We discussed this in #134 but I'd like to raise the discussion again. In the current code, if someone is merely curious as to how UOBYQA performs on their objective function, even if it ignores their constraints, they will be blocked from doing so until they modify their code to stop providing constraints. Once their curiosity is satisfied, they will need to both change the algorithm back to their original one and uncomment their constraints. This seems rather unfriendly to the user. It might even be difficult for them to comment out all of the constraints - maybe they call prima_minimize in many places with many different objective functions, and it could be very tedious and time consuming to comment out the constraints in all those places.

I see no harm in running one of these algorithms even if constraints are provided that it cannot handle. I do think we should issue a warning, because it's strange to call an unconstrained algorithm and provide constraints, but I don't think it makes sense to refuse to continue until the user does some extra actions.

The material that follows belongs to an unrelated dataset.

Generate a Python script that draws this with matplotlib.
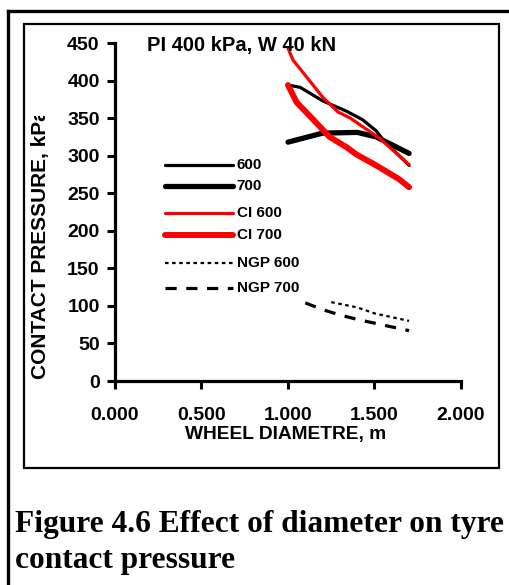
import matplotlib
matplotlib.use('Agg')
import matplotlib.pyplot as plt
from matplotlib.patches import Rectangle

# ---- data ----
diam_600 = [1.0, 1.07, 1.2, 1.34, 1.43, 1.51, 1.55, 1.7]
p_600 = [394, 391, 373, 359, 348, 333, 321, 287]
diam_700 = [1.0, 1.1, 1.2, 1.4, 1.51, 1.7]
p_700 = [318, 324, 330, 331, 325, 303]
diam_ci600 = [1.0, 1.03, 1.11, 1.2, 1.29, 1.36, 1.53, 1.7]
p_ci600 = [443, 427, 404, 378, 358, 350, 323, 288]
diam_ci700 = [1.0, 1.05, 1.15, 1.24, 1.34, 1.4, 1.51, 1.64, 1.7]
p_ci700 = [394, 371, 347, 325, 311, 301, 287, 269, 258]
diam_ngp600 = [1.25, 1.4, 1.5, 1.6, 1.7]
p_ngp600 = [105, 98, 90, 85, 80]
diam_ngp700 = [1.1, 1.2, 1.3, 1.4, 1.5, 1.6, 1.7]
p_ngp700 = [104, 95, 88, 82, 77, 72, 67]

series_labels = ["600", "700", "CI 600", "CI 700", "NGP 600", "NGP 700"]
x_ticks = [0.0, 0.5, 1.0, 1.5, 2.0]
x_ticklabels = ["0.000", "0.500", "1.000", "1.500", "2.000"]
y_ticks = [0, 50, 100, 150, 200, 250, 300, 350, 400, 450]

plt.rcParams['font.family'] = ['Liberation Sans', 'DejaVu Sans']

W, H = 510, 585
fig = plt.figure(figsize=(W / 100, H / 100), dpi=100)
fig.patch.set_facecolor('white')

# overlay in pixel coordinates for frame and caption
ov = fig.add_axes([0, 0, 1, 1], zorder=0)
ov.set_xlim(0, W)
ov.set_ylim(H, 0)
ov.axis('off')

# outer frame (extends past right/bottom edges)
ov.plot([8, W + 5], [11, 11], color='black', lw=2.4, solid_capstyle='projecting')
ov.plot([8, 8], [11, H + 5], color='black', lw=2.4, solid_capstyle='projecting')
# inner chart box
ov.add_patch(Rectangle((24, 24), 475, 444, fill=False, edgecolor='black', lw=1.6))

# caption
ov.text(15, 532, "Figure 4.6 Effect of diameter on tyre", family=['Liberation Serif'],
        fontweight='bold', fontsize=22.6, ha='left', va='baseline')
ov.text(15, 568, "contact pressure", family=['Liberation Serif'],
        fontweight='bold', fontsize=22.6, ha='left', va='baseline')

# y-axis label (clipped at top as in the reference)
yl = ov.text(41, 379, "CONTACT PRESSURE, kPa", rotation=90, fontweight='bold',
             fontsize=15, ha='center', va='bottom', clip_on=True)
clip = Rectangle((0, 116), 100, 300, transform=ov.transData)
yl.set_clip_path(clip)

# x-axis label
ov.text(286, 434, "WHEEL DIAMETRE, m", fontweight='bold', fontsize=13.8,
        ha='center', va='center')

# ---- main axes ----
left, right, top, bottom = 115, 461, 43, 381
ax = fig.add_axes([left / W, 1 - bottom / H, (right - left) / W, (bottom - top) / H], zorder=2)
ax.patch.set_alpha(0)
ax.set_xlim(0, 2)
ax.set_ylim(0, 450)
for s in ['top', 'right']:
    ax.spines[s].set_visible(False)
for s in ['left', 'bottom']:
    ax.spines[s].set_linewidth(2.3)
ax.set_xticks(x_ticks)
ax.set_xticklabels(x_ticklabels)
ax.set_yticks(y_ticks)
ax.tick_params(axis='both', direction='out', width=2.2, length=6, labelsize=14)
ax.tick_params(axis='x', pad=13)
ax.tick_params(axis='y', pad=5)
for lab in ax.get_xticklabels() + ax.get_yticklabels():
    lab.set_fontweight('bold')

styles = [
    dict(color='black', lw=2.3, ls='-'),
    dict(color='black', lw=3.8, ls='-'),
    dict(color='#ff0000', lw=2.3, ls='-'),
    dict(color='#ff0000', lw=4.3, ls='-'),
    dict(color='black', lw=1.6, ls=(0, (1.6, 1.6))),
    dict(color='black', lw=2.3, ls=(0, (3.5, 3))),
]
data = [(diam_600, p_600), (diam_700, p_700), (diam_ci600, p_ci600),
        (diam_ci700, p_ci700), (diam_ngp600, p_ngp600), (diam_ngp700, p_ngp700)]

for (xs, ys), st in zip(data, styles):
    ax.plot(xs, ys, color=st['color'], lw=st['lw'], ls=st['ls'],
            solid_capstyle='round', solid_joinstyle='round', clip_on=False)

# manual legend
leg_y = [0.639, 0.577, 0.497, 0.432, 0.349, 0.275]
for yy, lab, st in zip(leg_y, series_labels, styles):
    ax.plot([0.1445, 0.341], [yy, yy], transform=ax.transAxes, color=st['color'],
            lw=st['lw'], ls=st['ls'], solid_capstyle='round', clip_on=False)
    ax.text(0.352, yy, lab, transform=ax.transAxes, fontsize=11, fontweight='bold',
            ha='left', va='center')

# chart title
ax.text(0.092, 0.992, "PI 400 kPa, W 40 kN", transform=ax.transAxes, fontsize=14.5,
        fontweight='bold', ha='left', va='center')

fig.savefig('out.png', dpi=100, facecolor='white')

In real life if somebody came to me with a problem they wanted me to solve, and they provided some extraneous information, I certainly wouldn't refuse to solve the problem until they told me again but without the extraneous information, although I might inform them that some of the information they provided is unlikely to impact the solution.

In addition to the above, I was also thinking about what we should do in the event that someone calls an algorithm with accepts constraints, but doesn't provide any. I think this might also be a good case to issue a warning. If we refuse to run the algorithm, the user can always override this by providing a constraint function which does nothing, but again this is very unfriendly to the user.

We've talked about how objective and constraint functions can be expensive, so we do not want to run them unnecessarily, but if a user starts a program and sees a warning about constraints not being used or not being provided, they can always act on the warning and press Ctrl+C and investigate.

The main changes this would lead to in the code would be in prima_check_problem in prima.c, which currently returns an error code if an algorithm that doesn't take constraints is provided along with constraints. We would need to modify it to produce a warning and continue. We may also need to modify it depending on the answer to the question about running algorithms which take constraints but are not provided with any, I would propose we add a warning in these cases as well.

Edit: After writing this I went back to #134 and reviewed your comments there. I think that if the user does not specify an algorithm, we should refine the problem as we see fit and select the appropriate algorithm, and we'll never have the issue of calling an algorithm with extra information or with not enough constraints. However if the user explicitly asks us to use a particular method by overriding the method argument in Python, then it would be appropriate to issue a warning if we cannot refine the problem to the point that the bounds/constraints are appropraite for the method, but I do not see why we should refuse to run, especially when the user can modify their code and sidestep our restriction.